Le lundi 5 novembre, 13 migrants sont morts en tentant de rejoindre Melilla. Les mesures obscènes et dramatiques mises en place pour empêcher les migrantEs de venir en Europe fonctionnent.
Obscènes et dramatiques, les mortEs, en mer ou sur la route, noyés, écrasés ou électrocutés. Obscènes et dramatiques les viols, emprisonnements, esclavages et tortures au Niger ou en Libye.
La barbarie fonctionne
Oui, cette politique des gouvernements européens, de Macron comme de Salvini, fonctionne : le nombre d’entrées a été divisé par cinq depuis 2016 et par deux en comparaison de l’an dernier.
Mais qu’est-ce qui fonctionne ? Les salaires n’ont pas augmenté, le chômage n’a pas diminué, pas plus que le nombre de sans-abris. Preuve s’il en fallait encore que ce n’est pas l’immigration qui est responsable.
Alors qu’est-ce qui fonctionne ? L’hécatombe continue : il y a toujours autant de mortEs en Méditerranée. Plus de 1 600 entre janvier et août. Nos sociétés s’habituent, ferment les yeux pour certainEs et se réjouissent pour d’autres. Bref, s’ensauvagent.
Voilà ce qui fonctionne, la barbarie. Et c’est le prix à payer, désormais vivre n’est plus la norme, la base d’espoirs ou de revendications. Les migrantEs sont la pointe avancée d’un modèle de société ou, pour le plus grand nombre, survivre serait la norme. Comment alors se plaindre si tu as un emploi, soit-il précaire, un logement soit-il délabré ?

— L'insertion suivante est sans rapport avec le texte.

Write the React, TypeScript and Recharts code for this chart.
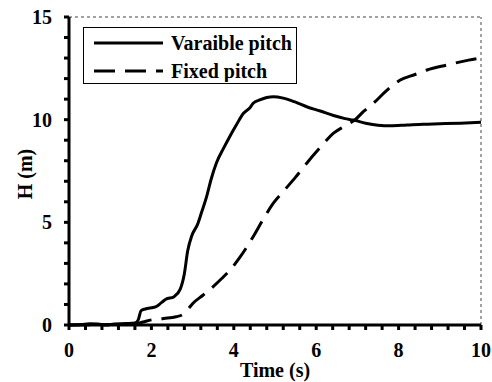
import React from "react";
import {
  LineChart, Line, XAxis, YAxis, ReferenceLine,
} from "recharts";

// Variable pitch run (solid)
const varTime = [0, 0.3, 0.5, 0.7, 0.9, 1.1, 1.4, 1.6, 1.68, 1.75, 1.85, 2.1, 2.25, 2.35, 2.55, 2.7, 2.8, 2.88, 2.98, 3.12, 3.22, 3.34, 3.45, 3.58, 3.75, 3.9, 4.05, 4.23, 4.4, 4.47, 4.63, 4.8, 4.96, 5.2, 5.5, 5.77, 6.1, 6.42, 6.7, 6.9, 7.2, 7.5, 7.8, 8.2, 8.6, 9.0, 9.5, 10];
const varH = [0, 0.02, 0.06, 0.05, 0, 0.05, 0.07, 0.1, 0.25, 0.7, 0.78, 0.88, 1.1, 1.25, 1.38, 1.75, 2.5, 3.6, 4.35, 4.9, 5.5, 6.25, 7.1, 7.9, 8.6, 9.17, 9.7, 10.3, 10.6, 10.8, 10.96, 11.08, 11.12, 11.05, 10.85, 10.63, 10.42, 10.2, 10.05, 9.98, 9.83, 9.73, 9.7, 9.74, 9.78, 9.8, 9.83, 9.87];

// Fixed pitch run (dashed)
const fixTime = [0, 1.0, 1.6, 1.8, 2.0, 2.3, 2.6, 2.77, 2.9, 3.01, 3.25, 3.5, 3.7, 3.91, 4.15, 4.3, 4.47, 4.7, 4.96, 5.2, 5.5, 5.77, 6.1, 6.42, 6.7, 6.94, 7.15, 7.39, 7.7, 8.04, 8.4, 8.69, 9.17, 9.7, 10];
const fixH = [0, 0.02, 0.05, 0.15, 0.25, 0.32, 0.4, 0.52, 0.8, 1.06, 1.45, 1.87, 2.25, 2.68, 3.3, 3.75, 4.3, 5.1, 5.93, 6.5, 7.2, 7.88, 8.65, 9.34, 9.7, 9.99, 10.4, 10.8, 11.4, 11.93, 12.2, 12.42, 12.66, 12.9, 13.0];

// axis ticks (minor ones carry no label)
const xTicks = [0, 0.4, 0.8, 1.2, 1.6, 2, 2.4, 2.8, 3.2, 3.6, 4, 4.4, 4.8, 5.2, 5.6, 6, 6.4, 6.8, 7.2, 7.6, 8, 8.4, 8.8, 9.2, 9.6, 10];
const xLabels = [0, 2, 4, 6, 8, 10];
const yTicks = [0, 1, 2, 3, 4, 5, 6, 7, 8, 9, 10, 11, 12, 13, 14, 15];
const yLabels = [0, 5, 10, 15];

const varData = varTime.map((t, i) => ({ t, h: varH[i] }));
const fixData = fixTime.map((t, i) => ({ t, h: fixH[i] }));

const FONT = "Liberation Serif";
const FS = 20;
const txt = { fontFamily: FONT, fontWeight: 700 };
const tickStyle = { ...txt, fontSize: FS, fill: "#000", style: txt };

// legend box, drawn over the plot area
function LegendBox() {
  return (
    <div style={{
      position: "absolute", left: 83, top: 27, width: 214, height: 57,
      border: "1.5px solid #000", boxSizing: "border-box", background: "#fff",
    }}>
      <svg width={211} height={54} style={{ display: "block" }}>
        <line x1={10} x2={79} y1={15} y2={15} stroke="#000" strokeWidth={3} />
        <text x={87} y={15} dominantBaseline="central" fontSize={FS} style={txt}>Varaible pitch</text>
        <line x1={10} x2={79} y1={43} y2={43} stroke="#000" strokeWidth={3} strokeDasharray="21 10" />
        <text x={87} y={43} dominantBaseline="central" fontSize={FS} style={txt}>Fixed pitch</text>
      </svg>
    </div>
  );
}

export default function App() {
  return (
    <div style={{ position: "absolute", left: 0, top: 0, width: 492, height: 382, background: "#fff", fontFamily: FONT }}>
      <LineChart width={492} height={382} margin={{ top: 17, right: 11, bottom: 0, left: 0 }}>
        <ReferenceLine y={15} stroke="#444" strokeDasharray="3 3" strokeWidth={1} />
        <ReferenceLine x={10} stroke="#444" strokeDasharray="3 3" strokeWidth={1} />
        <XAxis
          type="number"
          dataKey="t"
          domain={[0, 10]}
          ticks={xTicks}
          interval={0}
          height={57}
          tickSize={5}
          tickMargin={13}
          tick={tickStyle}
          tickFormatter={(v) => (xLabels.includes(v) ? String(v) : "")}
          axisLine={{ stroke: "#000", strokeWidth: 3 }}
          tickLine={{ stroke: "#000", strokeWidth: 3 }}
          label={{
            content: (p: any) => {
              const vb = p.viewBox || {};
              return (
                <text x={vb.x + vb.width / 2} y={377} textAnchor="middle"
                  fontSize={FS} fill="#000" style={txt}>Time (s)</text>
              );
            },
          }}
        />
        <YAxis
          type="number"
          domain={[0, 15]}
          ticks={yTicks}
          interval={0}
          width={69}
          tickSize={5}
          tickMargin={12}
          tick={tickStyle}
          tickFormatter={(v) => (yLabels.includes(v) ? String(v) : "")}
          axisLine={{ stroke: "#000", strokeWidth: 3 }}
          tickLine={{ stroke: "#000", strokeWidth: 3 }}
          label={{
            content: (p: any) => {
              const vb = p.viewBox || {};
              const cy = vb.y + vb.height / 2 + 3;
              return (
                <text x={25} y={cy} transform={`rotate(-90, 25, ${cy})`} textAnchor="middle"
                  dominantBaseline="central" fontSize={FS} fill="#000" style={txt}>H (m)</text>
              );
            },
          }}
        />
        <Line data={fixData} dataKey="h" type="monotone" stroke="#000" strokeWidth={3}
          strokeDasharray="21 10" dot={false} isAnimationActive={false} />
        <Line data={varData} dataKey="h" type="monotone" stroke="#000" strokeWidth={3}
          dot={false} isAnimationActive={false} />
      </LineChart>
      <LegendBox />
    </div>
  );
}
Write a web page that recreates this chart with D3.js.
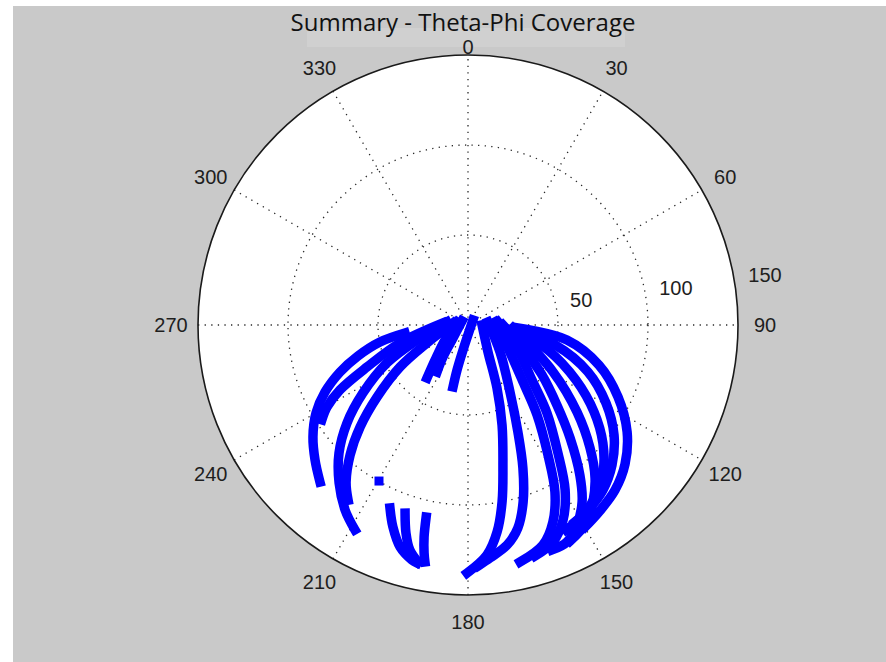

Pour une « submersion solidaire »
Mais la barbarie n’est pas une fatalité. L’année passée, les collectifs de sans-papiers, les familles de victimes des violences policières, les réseaux de solidarité s’étaient mobilisés, dans le cadre de la Marche des solidarités, contre le pouvoir en faisant appel, sans grand succès, au mouvement social. C’est pourquoi nous nous sommes réjouis, depuis septembre, de la tribune écrite par Philippe Martinez, secrétaire général de la CGT, « Ce n’est pas l’immigration qui crée du dumping social » et de l’appel lancé par Regards, Mediapart et Politis, « Pour l’accueil des migrants ».
Cette dynamique pourrait porter ses fruits. La CGT, Solidaires, les collectifs de sans-papiers et la Marche des solidarités ont initié un appel commun qui va être rejoint très largement pour une journée nationale de manifestations et rassemblements le 18 décembre prochain à l’occasion de la journée internationale des migrantEs. Pour « la liberté et l’égalité des droits », pour « la liberté de circulation, la fermeture des centres de rétention, la régularisation des sans-papiers », c’est l’occasion de faire converger toutes les forces, mouvements de solidarité, collectifs, syndicats, associations, pour une « submersion solidaire ».
Marches aux flambeaux en hommage à nos frères et sœurs morts sur les routes de la migration, marches aux fumigènes pour lever l’étendard de la riposte : nous avons un mois pour construire et lancer une dynamique qui inverse les tendances à l’œuvre. Pour en finir avec les mortEs, les frontières et l’ensauvagement du monde.